What is required → Copy from the first line below down to and including the line with "from matplotlib.path import Path". Skip the pictures.

Data →
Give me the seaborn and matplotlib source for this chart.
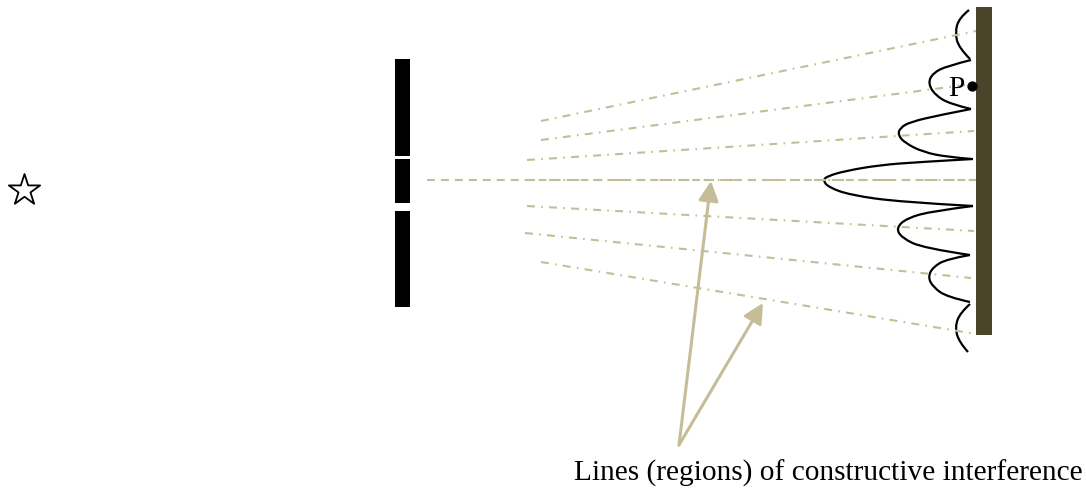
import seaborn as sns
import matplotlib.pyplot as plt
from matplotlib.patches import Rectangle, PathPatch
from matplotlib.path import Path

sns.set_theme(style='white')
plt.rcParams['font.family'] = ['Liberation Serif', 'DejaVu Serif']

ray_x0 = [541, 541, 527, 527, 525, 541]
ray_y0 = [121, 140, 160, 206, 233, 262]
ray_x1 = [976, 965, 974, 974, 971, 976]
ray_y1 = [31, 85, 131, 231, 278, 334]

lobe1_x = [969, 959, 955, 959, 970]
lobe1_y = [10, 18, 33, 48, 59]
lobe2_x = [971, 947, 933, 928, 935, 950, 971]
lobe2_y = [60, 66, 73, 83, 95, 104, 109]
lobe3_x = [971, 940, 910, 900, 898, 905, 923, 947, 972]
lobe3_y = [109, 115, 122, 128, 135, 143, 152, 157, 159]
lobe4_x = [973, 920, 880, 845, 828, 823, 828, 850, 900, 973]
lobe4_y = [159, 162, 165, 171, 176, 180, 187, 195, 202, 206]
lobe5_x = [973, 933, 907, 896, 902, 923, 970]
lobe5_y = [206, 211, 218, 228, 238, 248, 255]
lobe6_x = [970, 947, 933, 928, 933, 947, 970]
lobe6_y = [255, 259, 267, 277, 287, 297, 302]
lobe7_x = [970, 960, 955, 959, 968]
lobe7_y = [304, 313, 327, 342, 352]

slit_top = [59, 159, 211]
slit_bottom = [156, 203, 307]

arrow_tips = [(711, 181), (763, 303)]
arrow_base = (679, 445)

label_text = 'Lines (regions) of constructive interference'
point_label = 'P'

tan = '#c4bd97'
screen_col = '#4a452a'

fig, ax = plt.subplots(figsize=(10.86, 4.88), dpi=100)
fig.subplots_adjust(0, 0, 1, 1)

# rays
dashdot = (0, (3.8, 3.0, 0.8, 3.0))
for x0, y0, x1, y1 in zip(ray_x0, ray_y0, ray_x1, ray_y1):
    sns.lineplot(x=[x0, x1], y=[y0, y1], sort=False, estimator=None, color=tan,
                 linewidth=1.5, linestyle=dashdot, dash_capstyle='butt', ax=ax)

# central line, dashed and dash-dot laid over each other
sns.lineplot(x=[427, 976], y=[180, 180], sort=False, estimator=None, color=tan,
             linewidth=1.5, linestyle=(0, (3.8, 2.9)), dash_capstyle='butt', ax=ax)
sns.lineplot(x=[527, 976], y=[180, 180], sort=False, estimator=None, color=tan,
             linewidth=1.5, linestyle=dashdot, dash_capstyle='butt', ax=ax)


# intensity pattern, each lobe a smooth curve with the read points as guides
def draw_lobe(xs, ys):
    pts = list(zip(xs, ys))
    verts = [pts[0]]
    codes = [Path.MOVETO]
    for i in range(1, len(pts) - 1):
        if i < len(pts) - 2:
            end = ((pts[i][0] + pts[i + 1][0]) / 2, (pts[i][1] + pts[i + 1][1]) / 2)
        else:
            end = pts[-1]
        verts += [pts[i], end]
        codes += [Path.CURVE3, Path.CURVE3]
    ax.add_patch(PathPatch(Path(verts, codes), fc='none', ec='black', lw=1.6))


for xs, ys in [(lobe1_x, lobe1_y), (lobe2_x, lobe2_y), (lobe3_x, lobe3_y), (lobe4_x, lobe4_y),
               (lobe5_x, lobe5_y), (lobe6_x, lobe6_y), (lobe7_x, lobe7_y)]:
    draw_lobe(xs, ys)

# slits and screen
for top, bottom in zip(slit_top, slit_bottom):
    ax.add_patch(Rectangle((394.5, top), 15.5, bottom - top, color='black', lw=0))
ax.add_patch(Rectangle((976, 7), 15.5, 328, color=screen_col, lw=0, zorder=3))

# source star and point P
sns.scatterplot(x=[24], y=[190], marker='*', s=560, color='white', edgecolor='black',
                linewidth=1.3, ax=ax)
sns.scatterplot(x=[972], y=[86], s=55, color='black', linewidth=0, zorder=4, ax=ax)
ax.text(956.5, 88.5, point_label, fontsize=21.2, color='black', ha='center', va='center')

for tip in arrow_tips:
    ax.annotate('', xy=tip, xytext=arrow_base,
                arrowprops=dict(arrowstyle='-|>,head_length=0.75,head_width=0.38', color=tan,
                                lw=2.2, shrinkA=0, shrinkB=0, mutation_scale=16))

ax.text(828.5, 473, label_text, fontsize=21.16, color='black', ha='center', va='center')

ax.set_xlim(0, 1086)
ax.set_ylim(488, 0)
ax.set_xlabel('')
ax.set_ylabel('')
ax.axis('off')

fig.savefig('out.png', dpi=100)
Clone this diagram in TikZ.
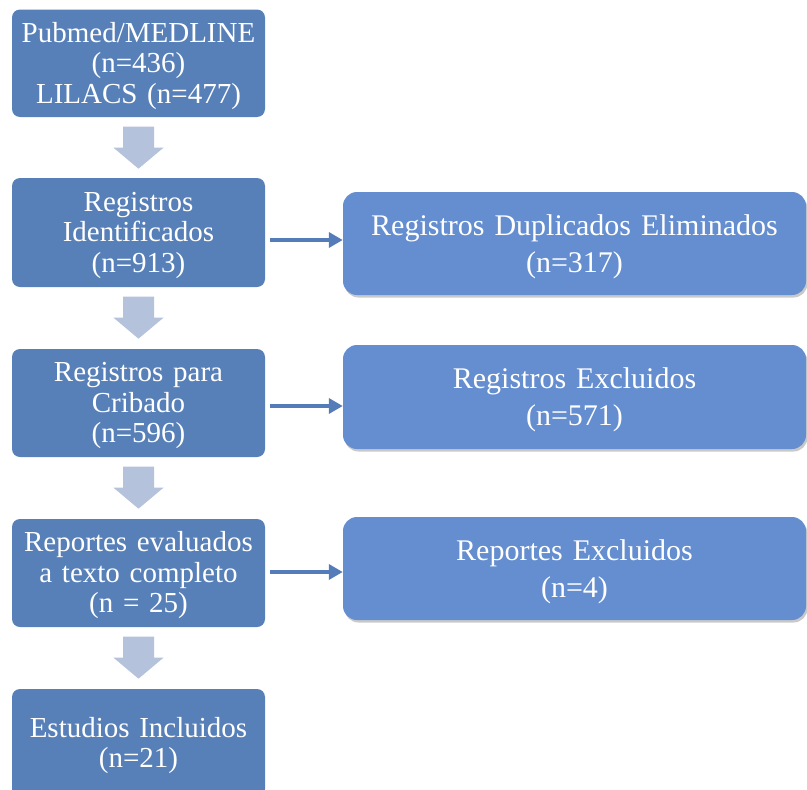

Written answer →
Give me the seaborn and matplotlib source for this chart.
import seaborn as sns
import matplotlib.pyplot as plt
from matplotlib.patches import Rectangle, PathPatch
from matplotlib.path import Path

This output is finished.